Current trends are mostly consistent with lessons from past crises when extraordinarily high levels of labor reallocation to lower productivity activities have driven down aggregate real wages.Recent financial crises have typically first hit the higher productivity sectors—urban-based exporters, construction, and manufacturing. As employment in these sectors contracted, laid-off workers moved to low-productivity sectors and informal activities such as agriculture, subsistence self-employment, and small and medium enterprises (SMEs), which act as “shock absorbers.” [v] The inflow of additional workers further depresses the already low returns to labor in low-productivity and informal sectors and reduces the average wage in the economy, spreading the pain broadly across the economy. In Indonesia, for example, the construction sector initially bore the brunt of the crisis, contracting by 37 percent, but by the end of the crisis mean earnings across the economy had declined by an estimated 40 percent, with only self-employed men spared from the declines.[vi] Similarly, urban households with workers in financial services and construction suffered the greatest income declines (48 percent and 35 percent, respectively) during Mexico’s 1994/1995 peso crisis, but even rural farm workers saw a 17 percent loss in income.[vii] 
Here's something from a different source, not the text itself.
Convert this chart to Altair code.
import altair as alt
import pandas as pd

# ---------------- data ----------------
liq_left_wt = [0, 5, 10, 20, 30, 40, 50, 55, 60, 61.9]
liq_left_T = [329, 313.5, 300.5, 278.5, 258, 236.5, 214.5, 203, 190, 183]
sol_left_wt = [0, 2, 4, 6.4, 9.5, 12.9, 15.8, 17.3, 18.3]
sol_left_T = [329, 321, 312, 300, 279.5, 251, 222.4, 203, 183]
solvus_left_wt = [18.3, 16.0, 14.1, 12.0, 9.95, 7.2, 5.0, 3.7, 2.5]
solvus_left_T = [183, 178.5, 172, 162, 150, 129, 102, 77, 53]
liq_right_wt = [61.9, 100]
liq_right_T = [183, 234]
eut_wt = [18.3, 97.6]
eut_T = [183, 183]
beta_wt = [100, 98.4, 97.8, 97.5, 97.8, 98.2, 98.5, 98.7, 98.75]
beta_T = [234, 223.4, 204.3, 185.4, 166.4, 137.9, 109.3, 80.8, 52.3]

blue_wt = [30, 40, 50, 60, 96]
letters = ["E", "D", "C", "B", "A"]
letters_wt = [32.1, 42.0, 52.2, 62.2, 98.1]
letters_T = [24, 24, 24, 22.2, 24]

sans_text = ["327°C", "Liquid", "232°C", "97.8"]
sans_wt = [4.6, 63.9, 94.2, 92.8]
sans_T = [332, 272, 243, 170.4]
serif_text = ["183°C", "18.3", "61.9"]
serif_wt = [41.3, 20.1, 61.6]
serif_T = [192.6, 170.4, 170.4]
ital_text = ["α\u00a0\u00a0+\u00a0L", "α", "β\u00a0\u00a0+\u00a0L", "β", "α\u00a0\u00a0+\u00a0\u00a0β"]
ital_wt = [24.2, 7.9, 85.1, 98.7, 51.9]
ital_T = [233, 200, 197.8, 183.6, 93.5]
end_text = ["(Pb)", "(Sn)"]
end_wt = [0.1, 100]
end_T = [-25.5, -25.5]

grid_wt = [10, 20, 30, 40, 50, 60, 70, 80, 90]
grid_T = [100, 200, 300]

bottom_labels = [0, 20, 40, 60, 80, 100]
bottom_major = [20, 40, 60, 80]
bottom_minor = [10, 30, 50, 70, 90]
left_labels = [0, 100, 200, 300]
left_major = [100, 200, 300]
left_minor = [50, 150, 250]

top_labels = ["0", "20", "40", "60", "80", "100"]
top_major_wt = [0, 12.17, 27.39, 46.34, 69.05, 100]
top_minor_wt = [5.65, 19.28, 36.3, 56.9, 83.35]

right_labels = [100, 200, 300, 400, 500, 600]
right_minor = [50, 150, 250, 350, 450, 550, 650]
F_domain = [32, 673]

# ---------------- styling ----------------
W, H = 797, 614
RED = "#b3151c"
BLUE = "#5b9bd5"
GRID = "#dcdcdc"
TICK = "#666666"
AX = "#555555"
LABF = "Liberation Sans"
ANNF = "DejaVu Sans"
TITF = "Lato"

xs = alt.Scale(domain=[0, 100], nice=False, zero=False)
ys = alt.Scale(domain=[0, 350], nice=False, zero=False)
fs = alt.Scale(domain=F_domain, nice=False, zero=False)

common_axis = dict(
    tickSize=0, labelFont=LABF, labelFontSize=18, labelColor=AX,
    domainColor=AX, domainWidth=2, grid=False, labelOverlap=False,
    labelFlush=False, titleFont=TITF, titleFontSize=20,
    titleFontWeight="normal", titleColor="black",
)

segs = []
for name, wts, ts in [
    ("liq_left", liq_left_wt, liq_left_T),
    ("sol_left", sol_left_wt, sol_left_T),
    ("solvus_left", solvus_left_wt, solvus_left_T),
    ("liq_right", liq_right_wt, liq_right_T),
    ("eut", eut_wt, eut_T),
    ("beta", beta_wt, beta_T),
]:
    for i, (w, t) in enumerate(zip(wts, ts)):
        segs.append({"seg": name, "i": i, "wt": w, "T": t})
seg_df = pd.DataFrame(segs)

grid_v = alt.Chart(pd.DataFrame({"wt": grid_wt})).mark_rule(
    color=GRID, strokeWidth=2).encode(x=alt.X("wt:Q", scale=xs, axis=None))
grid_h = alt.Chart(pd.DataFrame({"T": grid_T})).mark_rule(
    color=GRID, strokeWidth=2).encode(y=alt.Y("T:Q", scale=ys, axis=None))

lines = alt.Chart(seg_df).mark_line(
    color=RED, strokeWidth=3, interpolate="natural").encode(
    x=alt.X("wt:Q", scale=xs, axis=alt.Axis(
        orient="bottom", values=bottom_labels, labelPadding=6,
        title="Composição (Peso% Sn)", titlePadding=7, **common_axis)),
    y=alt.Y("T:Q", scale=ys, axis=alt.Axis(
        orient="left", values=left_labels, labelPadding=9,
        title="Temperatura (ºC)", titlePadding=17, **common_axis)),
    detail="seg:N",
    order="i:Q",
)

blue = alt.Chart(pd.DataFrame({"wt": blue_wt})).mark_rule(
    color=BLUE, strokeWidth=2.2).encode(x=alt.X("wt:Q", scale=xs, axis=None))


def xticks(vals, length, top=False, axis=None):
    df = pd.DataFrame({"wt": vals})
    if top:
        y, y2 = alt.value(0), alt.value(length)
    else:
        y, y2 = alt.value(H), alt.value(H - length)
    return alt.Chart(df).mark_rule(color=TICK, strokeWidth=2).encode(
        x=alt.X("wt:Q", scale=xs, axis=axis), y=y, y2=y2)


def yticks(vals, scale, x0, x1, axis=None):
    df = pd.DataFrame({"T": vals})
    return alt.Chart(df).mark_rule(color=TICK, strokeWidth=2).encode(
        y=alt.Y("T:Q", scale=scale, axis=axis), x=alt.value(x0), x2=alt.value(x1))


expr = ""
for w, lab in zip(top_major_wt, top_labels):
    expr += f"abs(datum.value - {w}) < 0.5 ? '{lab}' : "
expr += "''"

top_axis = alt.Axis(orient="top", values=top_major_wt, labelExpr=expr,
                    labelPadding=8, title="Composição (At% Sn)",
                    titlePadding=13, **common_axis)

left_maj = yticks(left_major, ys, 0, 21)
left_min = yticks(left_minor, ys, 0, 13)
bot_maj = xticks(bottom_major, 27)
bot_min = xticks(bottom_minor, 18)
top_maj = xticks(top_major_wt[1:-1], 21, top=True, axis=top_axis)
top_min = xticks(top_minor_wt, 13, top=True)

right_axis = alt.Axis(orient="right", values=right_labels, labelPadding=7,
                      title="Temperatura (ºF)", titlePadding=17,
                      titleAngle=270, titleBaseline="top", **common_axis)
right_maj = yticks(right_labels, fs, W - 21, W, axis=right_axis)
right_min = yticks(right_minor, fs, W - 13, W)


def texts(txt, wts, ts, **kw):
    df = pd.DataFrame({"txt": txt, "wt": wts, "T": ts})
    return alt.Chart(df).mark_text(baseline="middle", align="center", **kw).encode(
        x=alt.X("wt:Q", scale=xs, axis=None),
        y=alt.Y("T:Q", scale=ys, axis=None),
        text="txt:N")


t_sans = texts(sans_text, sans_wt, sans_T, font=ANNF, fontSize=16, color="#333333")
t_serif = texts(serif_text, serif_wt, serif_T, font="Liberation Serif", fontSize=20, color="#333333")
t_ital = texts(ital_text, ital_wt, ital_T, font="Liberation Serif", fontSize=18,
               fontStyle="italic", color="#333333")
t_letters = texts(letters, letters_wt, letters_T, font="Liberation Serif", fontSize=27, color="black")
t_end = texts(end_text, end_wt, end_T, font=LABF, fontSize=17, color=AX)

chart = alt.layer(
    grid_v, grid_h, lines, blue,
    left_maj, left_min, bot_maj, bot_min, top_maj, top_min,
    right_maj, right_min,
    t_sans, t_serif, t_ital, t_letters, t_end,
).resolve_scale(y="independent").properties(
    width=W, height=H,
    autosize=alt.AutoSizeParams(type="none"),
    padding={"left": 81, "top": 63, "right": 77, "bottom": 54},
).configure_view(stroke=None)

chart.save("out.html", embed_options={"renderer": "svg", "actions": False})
Current trends may jeopardize future improvements in the quality and quantity of employment, as well as growth and poverty reduction. Experience from previous crises has shown that, while earnings and employment tend to fall precipitously in response to growth deceleration, recovery occurs gradually.[viii] In addition, small firms created during times of crisis tend to be less productive and profitable than pre-existing counterparts.[ix] Moreover, cross-country evidence suggests that a slowdown associated with a 1 percent reduction in the share in employment of manufacturing may increase poverty by as much as 5 percent.[x] 

Countries are responding to this threat with a combination of programs to assist job creation and retention, support employment and earnings in high-productivity sectors, and increase and create safety net programs.[xi][xii][xiii] Brazil, China, Thailand, and India, for instance, have established policies that prioritize credit and subsidies to higher productivity sectors and SMEs. In addition, Bangladesh allocated US$14.6 million to provide credit to SMEs through private commercial banks. Expansion and/or creation of public works programs can be seen in Argentina, Chile, Pakistan, and Zambia. Colombia dedicated C$250 billion (0.7 percent of GDP) to train 250,000 vulnerable individuals between 18 and 30 years of age. In Cambodia, the government extended a tax holiday through 2012 on corporate income tax payments for foreign direct investors. China allocated US$14 billion of its stimulus package for rural projects, to provide jobs for laid-off migrant workers returning to their home villages. Similarly, Mexico has allocated US$4.4 billion in emergency infrastructure spending for 2009, and the Dominican Republic has adopted a US$400 million public works plan for 2009. In the Philippines, the government sharply upscaled a conditional cash transfer program, from 20,000 participants in 2007 to 360,000 at the start of 2009.